(PROBLEM):
Give every line again exactly as it appears, please, but not the pictures.

(DATA):
>>

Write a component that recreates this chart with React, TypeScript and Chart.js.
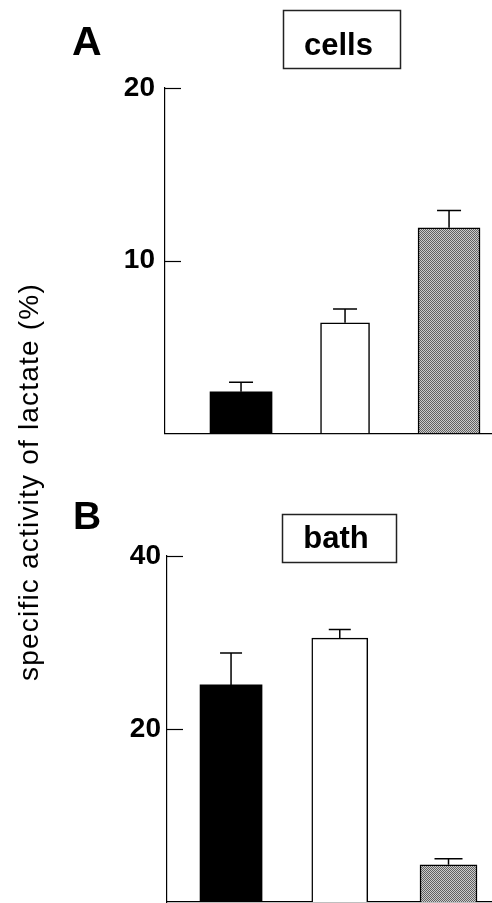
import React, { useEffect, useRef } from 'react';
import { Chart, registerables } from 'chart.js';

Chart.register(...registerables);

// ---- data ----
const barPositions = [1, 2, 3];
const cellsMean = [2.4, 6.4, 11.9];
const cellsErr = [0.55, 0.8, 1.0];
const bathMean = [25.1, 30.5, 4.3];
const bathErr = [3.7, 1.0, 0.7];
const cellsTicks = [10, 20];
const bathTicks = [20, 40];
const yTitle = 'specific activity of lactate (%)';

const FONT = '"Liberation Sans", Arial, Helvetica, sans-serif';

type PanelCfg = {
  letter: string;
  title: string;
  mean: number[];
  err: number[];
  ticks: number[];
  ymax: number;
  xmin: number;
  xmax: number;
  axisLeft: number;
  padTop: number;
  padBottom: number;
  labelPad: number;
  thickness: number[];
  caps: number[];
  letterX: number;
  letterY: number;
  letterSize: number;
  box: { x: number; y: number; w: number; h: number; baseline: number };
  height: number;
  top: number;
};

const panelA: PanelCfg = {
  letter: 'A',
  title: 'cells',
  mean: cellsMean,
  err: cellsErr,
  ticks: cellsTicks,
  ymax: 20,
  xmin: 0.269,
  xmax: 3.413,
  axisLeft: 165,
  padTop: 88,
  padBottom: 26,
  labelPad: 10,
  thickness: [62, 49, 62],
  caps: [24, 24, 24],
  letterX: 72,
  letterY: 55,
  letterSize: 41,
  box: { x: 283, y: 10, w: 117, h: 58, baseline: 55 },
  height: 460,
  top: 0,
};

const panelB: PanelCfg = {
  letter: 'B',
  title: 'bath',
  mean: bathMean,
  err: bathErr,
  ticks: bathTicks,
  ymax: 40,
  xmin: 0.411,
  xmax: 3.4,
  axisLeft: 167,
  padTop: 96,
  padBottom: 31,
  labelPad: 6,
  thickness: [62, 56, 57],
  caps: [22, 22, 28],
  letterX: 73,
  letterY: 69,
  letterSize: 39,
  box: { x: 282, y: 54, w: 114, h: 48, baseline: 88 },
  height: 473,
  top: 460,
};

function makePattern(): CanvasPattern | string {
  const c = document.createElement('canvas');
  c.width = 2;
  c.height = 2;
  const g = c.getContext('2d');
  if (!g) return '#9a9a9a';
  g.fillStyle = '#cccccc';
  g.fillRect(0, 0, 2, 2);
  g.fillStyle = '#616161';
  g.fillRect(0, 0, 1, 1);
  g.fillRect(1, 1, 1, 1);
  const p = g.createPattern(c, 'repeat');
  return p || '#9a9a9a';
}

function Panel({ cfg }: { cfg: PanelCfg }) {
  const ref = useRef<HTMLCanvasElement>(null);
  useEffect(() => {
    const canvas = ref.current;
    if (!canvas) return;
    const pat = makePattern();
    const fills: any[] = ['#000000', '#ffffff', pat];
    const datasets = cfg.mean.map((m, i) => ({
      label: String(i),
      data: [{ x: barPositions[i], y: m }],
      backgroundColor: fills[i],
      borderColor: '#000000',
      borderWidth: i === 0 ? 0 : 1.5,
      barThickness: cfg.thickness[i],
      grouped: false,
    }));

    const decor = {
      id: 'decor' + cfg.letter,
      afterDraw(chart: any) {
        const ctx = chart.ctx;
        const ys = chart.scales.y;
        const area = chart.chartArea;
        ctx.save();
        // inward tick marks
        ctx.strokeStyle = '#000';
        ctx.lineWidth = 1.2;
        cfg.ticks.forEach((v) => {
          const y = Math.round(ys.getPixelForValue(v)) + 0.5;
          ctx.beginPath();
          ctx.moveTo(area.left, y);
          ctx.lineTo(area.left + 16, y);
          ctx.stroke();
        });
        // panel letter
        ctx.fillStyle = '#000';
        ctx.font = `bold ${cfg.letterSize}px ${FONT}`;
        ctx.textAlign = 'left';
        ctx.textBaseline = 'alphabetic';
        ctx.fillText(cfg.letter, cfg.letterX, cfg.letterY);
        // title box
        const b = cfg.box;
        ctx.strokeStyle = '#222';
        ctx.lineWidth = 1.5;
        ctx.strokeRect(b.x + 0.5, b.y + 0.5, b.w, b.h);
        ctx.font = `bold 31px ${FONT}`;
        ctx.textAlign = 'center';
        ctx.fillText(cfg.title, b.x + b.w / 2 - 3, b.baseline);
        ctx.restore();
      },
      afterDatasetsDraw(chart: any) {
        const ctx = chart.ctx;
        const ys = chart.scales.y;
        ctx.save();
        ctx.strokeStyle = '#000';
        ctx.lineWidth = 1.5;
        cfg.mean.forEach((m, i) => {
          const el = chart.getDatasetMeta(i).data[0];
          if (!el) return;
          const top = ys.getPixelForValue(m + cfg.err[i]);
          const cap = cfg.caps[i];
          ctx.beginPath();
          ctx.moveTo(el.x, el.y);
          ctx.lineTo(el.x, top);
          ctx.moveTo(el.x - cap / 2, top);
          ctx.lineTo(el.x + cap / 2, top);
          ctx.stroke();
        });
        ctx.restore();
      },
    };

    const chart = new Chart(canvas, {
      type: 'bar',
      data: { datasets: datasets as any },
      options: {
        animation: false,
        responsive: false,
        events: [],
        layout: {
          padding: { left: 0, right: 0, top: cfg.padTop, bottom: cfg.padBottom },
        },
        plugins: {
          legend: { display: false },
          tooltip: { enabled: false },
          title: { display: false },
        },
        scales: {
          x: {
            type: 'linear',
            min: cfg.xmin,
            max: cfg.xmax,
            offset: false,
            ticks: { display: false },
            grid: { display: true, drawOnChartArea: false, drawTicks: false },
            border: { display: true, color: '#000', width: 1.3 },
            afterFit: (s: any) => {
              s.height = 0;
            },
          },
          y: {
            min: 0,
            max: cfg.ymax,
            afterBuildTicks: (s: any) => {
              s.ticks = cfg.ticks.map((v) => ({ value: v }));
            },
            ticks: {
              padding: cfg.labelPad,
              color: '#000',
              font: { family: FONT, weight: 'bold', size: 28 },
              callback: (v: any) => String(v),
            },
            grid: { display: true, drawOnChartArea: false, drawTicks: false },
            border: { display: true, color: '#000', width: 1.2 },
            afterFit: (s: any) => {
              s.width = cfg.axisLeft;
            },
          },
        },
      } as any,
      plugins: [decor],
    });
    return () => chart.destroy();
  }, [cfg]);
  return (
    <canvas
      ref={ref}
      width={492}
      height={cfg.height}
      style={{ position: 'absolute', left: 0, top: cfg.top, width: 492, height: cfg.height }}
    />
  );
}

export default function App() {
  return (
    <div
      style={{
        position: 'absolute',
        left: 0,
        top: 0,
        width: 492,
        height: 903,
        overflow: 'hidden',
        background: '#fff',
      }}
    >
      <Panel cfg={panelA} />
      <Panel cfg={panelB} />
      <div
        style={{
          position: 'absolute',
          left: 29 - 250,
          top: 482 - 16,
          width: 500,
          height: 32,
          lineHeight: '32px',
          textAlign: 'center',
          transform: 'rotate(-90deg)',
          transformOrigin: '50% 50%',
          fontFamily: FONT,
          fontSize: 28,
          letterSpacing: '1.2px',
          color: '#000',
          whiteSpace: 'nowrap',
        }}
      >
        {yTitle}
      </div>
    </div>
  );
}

<<

(RESPONSE BELOW):
Write a component that recreates this chart with React, TypeScript and Chart.js.
import React, { useEffect, useRef } from 'react';
import { Chart, registerables } from 'chart.js';

Chart.register(...registerables);

// ---- data ----
const barPositions = [1, 2, 3];
const cellsMean = [2.4, 6.4, 11.9];
const cellsErr = [0.55, 0.8, 1.0];
const bathMean = [25.1, 30.5, 4.3];
const bathErr = [3.7, 1.0, 0.7];
const cellsTicks = [10, 20];
const bathTicks = [20, 40];
const yTitle = 'specific activity of lactate (%)';

const FONT = '"Liberation Sans", Arial, Helvetica, sans-serif';

type PanelCfg = {
  letter: string;
  title: string;
  mean: number[];
  err: number[];
  ticks: number[];
  ymax: number;
  xmin: number;
  xmax: number;
  axisLeft: number;
  padTop: number;
  padBottom: number;
  labelPad: number;
  thickness: number[];
  caps: number[];
  letterX: number;
  letterY: number;
  letterSize: number;
  box: { x: number; y: number; w: number; h: number; baseline: number };
  height: number;
  top: number;
};

const panelA: PanelCfg = {
  letter: 'A',
  title: 'cells',
  mean: cellsMean,
  err: cellsErr,
  ticks: cellsTicks,
  ymax: 20,
  xmin: 0.269,
  xmax: 3.413,
  axisLeft: 165,
  padTop: 88,
  padBottom: 26,
  labelPad: 10,
  thickness: [62, 49, 62],
  caps: [24, 24, 24],
  letterX: 72,
  letterY: 55,
  letterSize: 41,
  box: { x: 283, y: 10, w: 117, h: 58, baseline: 55 },
  height: 460,
  top: 0,
};

const panelB: PanelCfg = {
  letter: 'B',
  title: 'bath',
  mean: bathMean,
  err: bathErr,
  ticks: bathTicks,
  ymax: 40,
  xmin: 0.411,
  xmax: 3.4,
  axisLeft: 167,
  padTop: 96,
  padBottom: 31,
  labelPad: 6,
  thickness: [62, 56, 57],
  caps: [22, 22, 28],
  letterX: 73,
  letterY: 69,
  letterSize: 39,
  box: { x: 282, y: 54, w: 114, h: 48, baseline: 88 },
  height: 473,
  top: 460,
};

function makePattern(): CanvasPattern | string {
  const c = document.createElement('canvas');
  c.width = 2;
  c.height = 2;
  const g = c.getContext('2d');
  if (!g) return '#9a9a9a';
  g.fillStyle = '#cccccc';
  g.fillRect(0, 0, 2, 2);
  g.fillStyle = '#616161';
  g.fillRect(0, 0, 1, 1);
  g.fillRect(1, 1, 1, 1);
  const p = g.createPattern(c, 'repeat');
  return p || '#9a9a9a';
}

function Panel({ cfg }: { cfg: PanelCfg }) {
  const ref = useRef<HTMLCanvasElement>(null);
  useEffect(() => {
    const canvas = ref.current;
    if (!canvas) return;
    const pat = makePattern();
    const fills: any[] = ['#000000', '#ffffff', pat];
    const datasets = cfg.mean.map((m, i) => ({
      label: String(i),
      data: [{ x: barPositions[i], y: m }],
      backgroundColor: fills[i],
      borderColor: '#000000',
      borderWidth: i === 0 ? 0 : 1.5,
      barThickness: cfg.thickness[i],
      grouped: false,
    }));

    const decor = {
      id: 'decor' + cfg.letter,
      afterDraw(chart: any) {
        const ctx = chart.ctx;
        const ys = chart.scales.y;
        const area = chart.chartArea;
        ctx.save();
        // inward tick marks
        ctx.strokeStyle = '#000';
        ctx.lineWidth = 1.2;
        cfg.ticks.forEach((v) => {
          const y = Math.round(ys.getPixelForValue(v)) + 0.5;
          ctx.beginPath();
          ctx.moveTo(area.left, y);
          ctx.lineTo(area.left + 16, y);
          ctx.stroke();
        });
        // panel letter
        ctx.fillStyle = '#000';
        ctx.font = `bold ${cfg.letterSize}px ${FONT}`;
        ctx.textAlign = 'left';
        ctx.textBaseline = 'alphabetic';
        ctx.fillText(cfg.letter, cfg.letterX, cfg.letterY);
        // title box
        const b = cfg.box;
        ctx.strokeStyle = '#222';
        ctx.lineWidth = 1.5;
        ctx.strokeRect(b.x + 0.5, b.y + 0.5, b.w, b.h);
        ctx.font = `bold 31px ${FONT}`;
        ctx.textAlign = 'center';
        ctx.fillText(cfg.title, b.x + b.w / 2 - 3, b.baseline);
        ctx.restore();
      },
      afterDatasetsDraw(chart: any) {
        const ctx = chart.ctx;
        const ys = chart.scales.y;
        ctx.save();
        ctx.strokeStyle = '#000';
        ctx.lineWidth = 1.5;
        cfg.mean.forEach((m, i) => {
          const el = chart.getDatasetMeta(i).data[0];
          if (!el) return;
          const top = ys.getPixelForValue(m + cfg.err[i]);
          const cap = cfg.caps[i];
          ctx.beginPath();
          ctx.moveTo(el.x, el.y);
          ctx.lineTo(el.x, top);
          ctx.moveTo(el.x - cap / 2, top);
          ctx.lineTo(el.x + cap / 2, top);
          ctx.stroke();
        });
        ctx.restore();
      },
    };

    const chart = new Chart(canvas, {
      type: 'bar',
      data: { datasets: datasets as any },
      options: {
        animation: false,
        responsive: false,
        events: [],
        layout: {
          padding: { left: 0, right: 0, top: cfg.padTop, bottom: cfg.padBottom },
        },
        plugins: {
          legend: { display: false },
          tooltip: { enabled: false },
          title: { display: false },
        },
        scales: {
          x: {
            type: 'linear',
            min: cfg.xmin,
            max: cfg.xmax,
            offset: false,
            ticks: { display: false },
            grid: { display: true, drawOnChartArea: false, drawTicks: false },
            border: { display: true, color: '#000', width: 1.3 },
            afterFit: (s: any) => {
              s.height = 0;
            },
          },
          y: {
            min: 0,
            max: cfg.ymax,
            afterBuildTicks: (s: any) => {
              s.ticks = cfg.ticks.map((v) => ({ value: v }));
            },
            ticks: {
              padding: cfg.labelPad,
              color: '#000',
              font: { family: FONT, weight: 'bold', size: 28 },
              callback: (v: any) => String(v),
            },
            grid: { display: true, drawOnChartArea: false, drawTicks: false },
            border: { display: true, color: '#000', width: 1.2 },
            afterFit: (s: any) => {
              s.width = cfg.axisLeft;
            },
          },
        },
      } as any,
      plugins: [decor],
    });
    return () => chart.destroy();
  }, [cfg]);
  return (
    <canvas
      ref={ref}
      width={492}
      height={cfg.height}
      style={{ position: 'absolute', left: 0, top: cfg.top, width: 492, height: cfg.height }}
    />
  );
}

export default function App() {
  return (
    <div
      style={{
        position: 'absolute',
        left: 0,
        top: 0,
        width: 492,
        height: 903,
        overflow: 'hidden',
        background: '#fff',
      }}
    >
      <Panel cfg={panelA} />
      <Panel cfg={panelB} />
      <div
        style={{
          position: 'absolute',
          left: 29 - 250,
          top: 482 - 16,
          width: 500,
          height: 32,
          lineHeight: '32px',
          textAlign: 'center',
          transform: 'rotate(-90deg)',
          transformOrigin: '50% 50%',
          fontFamily: FONT,
          fontSize: 28,
          letterSpacing: '1.2px',
          color: '#000',
          whiteSpace: 'nowrap',
        }}
      >
        {yTitle}
      </div>
    </div>
  );
}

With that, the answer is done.